Since the early days of America’s history, brave pioneers had been instrumental in opening up new land and reclaiming it from the wilderness. This same spirit of adventure had been steadily moving people west since the days of the Pilgrims, but by the mid-1800’s, the farmers had reached the western plains which they thought were not suitable for agriculture. These people heard that across the prairie and over rugged mountains was a land that was fertile. Some stories told about Oregon were true, but others were so exaggerated that it is amazing to think that people believed them; it seemed rather like a modern day Promised Land, flowing with milk and honey.
Long before the pioneers reached Oregon, industrious white men saw the territory was rich with fur pelts. During the early 1800’s, John Jacob Astor planned to set up trading posts in the vast western land and build a large settlement along the Columbia River where his company could trap and trade for furs. Soon a race began between Astor’s Pacific Fur Company and the British Hudson Bay Company to be the first to establish a fort in Oregon. Triumphantly the Americans arrived in Oregon aboard the Tonquin in 1811, and set up a post they dubbed Fort Astoria in honor of their founder. These early mountain men paved the way for future settlements by Americans. Robert Stuart, one of Astor’s partners, discovered a route over the Rocky Mountains in October of 1812, when he crossed the Great Divide at South Pass in present day Wyoming. This discovery seemed insignificant at the time, but soon became valuable as the easiest pass through the Rocky Mountains.
As reports of Oregon reached the east, missionaries became interested in serving there. A story was widely circulated in the east about four Indians who traveled from Oregon to St. Louis to seek the White Man’s Book of Heaven. Although some claim that the story was fictional, it helped missionaries to see Oregon as a spiritually hungry place and they began setting up missions in the new territory. In 1836, Dr. Marcus Whitman, his wife Narcissa, Reverend Henry Spalding, and his wife Eliza, left the comforts of the east to minister in Oregon. Narcissa and Eliza were the first white women to cross the Continental Divide. Their journey proved that women, and thus whole families, could travel overland to Oregon.
An economic depression that took place in the late 1830’s, called the Panic of 1837, led countless emigrants to seek new land in Oregon.
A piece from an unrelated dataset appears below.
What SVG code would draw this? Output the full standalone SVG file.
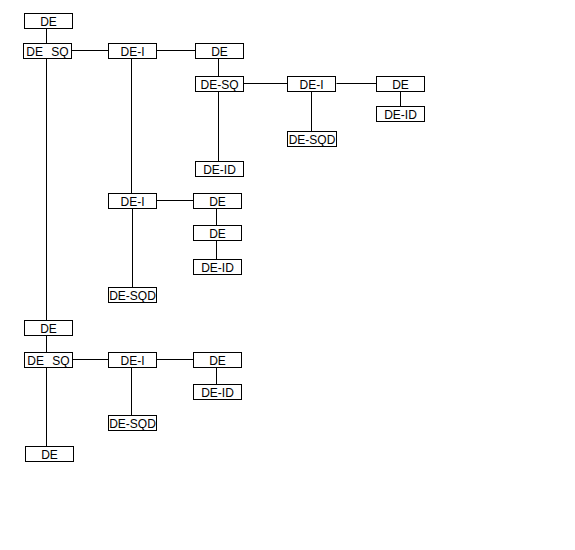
<svg xmlns="http://www.w3.org/2000/svg" width="575" height="550" viewBox="0 0 575 550">
<style>
rect{fill:#fff;stroke:#000;stroke-width:1}
text{font-family:"Liberation Sans",Arial,sans-serif;font-size:12px;fill:#000;text-anchor:middle}
.ws{word-spacing:5px}
#connectors line{stroke:#000;stroke-width:1}
</style>
<rect x="0" y="0" width="575" height="550" style="stroke:none"/>
<g id="connectors">
<line x1="46.5" y1="28.5" x2="46.5" y2="43.5"/>
<line x1="46.5" y1="58.5" x2="46.5" y2="320.5"/>
<line x1="71.5" y1="50.5" x2="108.5" y2="50.5"/>
<line x1="156.5" y1="50.5" x2="195.5" y2="50.5"/>
<line x1="131.5" y1="58.5" x2="131.5" y2="193.5"/>
<line x1="218.5" y1="58.5" x2="218.5" y2="76.5"/>
<line x1="218.5" y1="91.5" x2="218.5" y2="161.5"/>
<line x1="243.5" y1="83.5" x2="287.5" y2="83.5"/>
<line x1="336.5" y1="83.5" x2="376.5" y2="83.5"/>
<line x1="311.5" y1="91.5" x2="311.5" y2="131.5"/>
<line x1="400.5" y1="91.5" x2="400.5" y2="106.5"/>
<line x1="156.5" y1="200.5" x2="193.5" y2="200.5"/>
<line x1="132.5" y1="208.5" x2="132.5" y2="287.5"/>
<line x1="216.5" y1="208.5" x2="216.5" y2="225.5"/>
<line x1="216.5" y1="240.5" x2="216.5" y2="259.5"/>
<line x1="46.5" y1="335.5" x2="46.5" y2="352.5"/>
<line x1="46.5" y1="367.5" x2="46.5" y2="446.5"/>
<line x1="72.5" y1="359.5" x2="108.5" y2="359.5"/>
<line x1="156.5" y1="359.5" x2="193.5" y2="359.5"/>
<line x1="131.5" y1="367.5" x2="131.5" y2="415.5"/>
<line x1="216.5" y1="367.5" x2="216.5" y2="384.5"/>
</g>
<g id="n1"><rect x="24.5" y="13.5" width="48" height="15"/><text x="48.5" y="26">DE</text></g>
<g id="n2"><rect x="23.5" y="43.5" width="48" height="15"/><text class="ws" x="47.5" y="56">DE SQ</text></g>
<g id="n3"><rect x="108.5" y="43.5" width="48" height="15"/><text x="132.5" y="56">DE-I</text></g>
<g id="n4"><rect x="195.5" y="43.5" width="48" height="15"/><text x="219.5" y="56">DE</text></g>
<g id="n5"><rect x="195.5" y="76.5" width="48" height="15"/><text x="219.5" y="89">DE-SQ</text></g>
<g id="n6"><rect x="287.5" y="76.5" width="48" height="15"/><text x="311.5" y="89">DE-I</text></g>
<g id="n7"><rect x="376.5" y="76.5" width="48" height="15"/><text x="400.5" y="89">DE</text></g>
<g id="n8"><rect x="376.5" y="106.5" width="48" height="15"/><text x="400.5" y="119">DE-ID</text></g>
<g id="n9"><rect x="287.5" y="131.5" width="49" height="15"/><text x="312" y="144">DE-SQD</text></g>
<g id="n10"><rect x="195.5" y="161.5" width="48" height="15"/><text x="219.5" y="174">DE-ID</text></g>
<g id="n11"><rect x="108.5" y="193.5" width="48" height="15"/><text x="132.5" y="206">DE-I</text></g>
<g id="n12"><rect x="193.5" y="193.5" width="48" height="15"/><text x="217.5" y="206">DE</text></g>
<g id="n13"><rect x="193.5" y="225.5" width="48" height="15"/><text x="217.5" y="238">DE</text></g>
<g id="n14"><rect x="193.5" y="259.5" width="48" height="15"/><text x="217.5" y="272">DE-ID</text></g>
<g id="n15"><rect x="108.5" y="287.5" width="48" height="15"/><text x="132.5" y="300">DE-SQD</text></g>
<g id="n16"><rect x="24.5" y="320.5" width="48" height="15"/><text x="48.5" y="333">DE</text></g>
<g id="n17"><rect x="24.5" y="352.5" width="48" height="15"/><text class="ws" x="48.5" y="365">DE SQ</text></g>
<g id="n18"><rect x="108.5" y="352.5" width="48" height="15"/><text x="132.5" y="365">DE-I</text></g>
<g id="n19"><rect x="193.5" y="352.5" width="48" height="15"/><text x="217.5" y="365">DE</text></g>
<g id="n20"><rect x="193.5" y="384.5" width="48" height="15"/><text x="217.5" y="397">DE-ID</text></g>
<g id="n21"><rect x="108.5" y="415.5" width="48" height="15"/><text x="132.5" y="428">DE-SQD</text></g>
<g id="n22"><rect x="25.5" y="446.5" width="48" height="15"/><text x="49.5" y="459">DE</text></g>
</svg>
Many people longed for a fresh start and the vivid tales of Oregon were just what their itching ears wanted to hear. Oregon promised fertile soil and a pleasant climate. During the following years a few pioneers reached this alleged Promised Land, but in 1843, the Great Migration began. A wagon train with 1,000 emigrants and 120 wagons headed west. Thus begins the history of the Oregon Trail, which vibrantly lives as one of the greatest chapters in American history.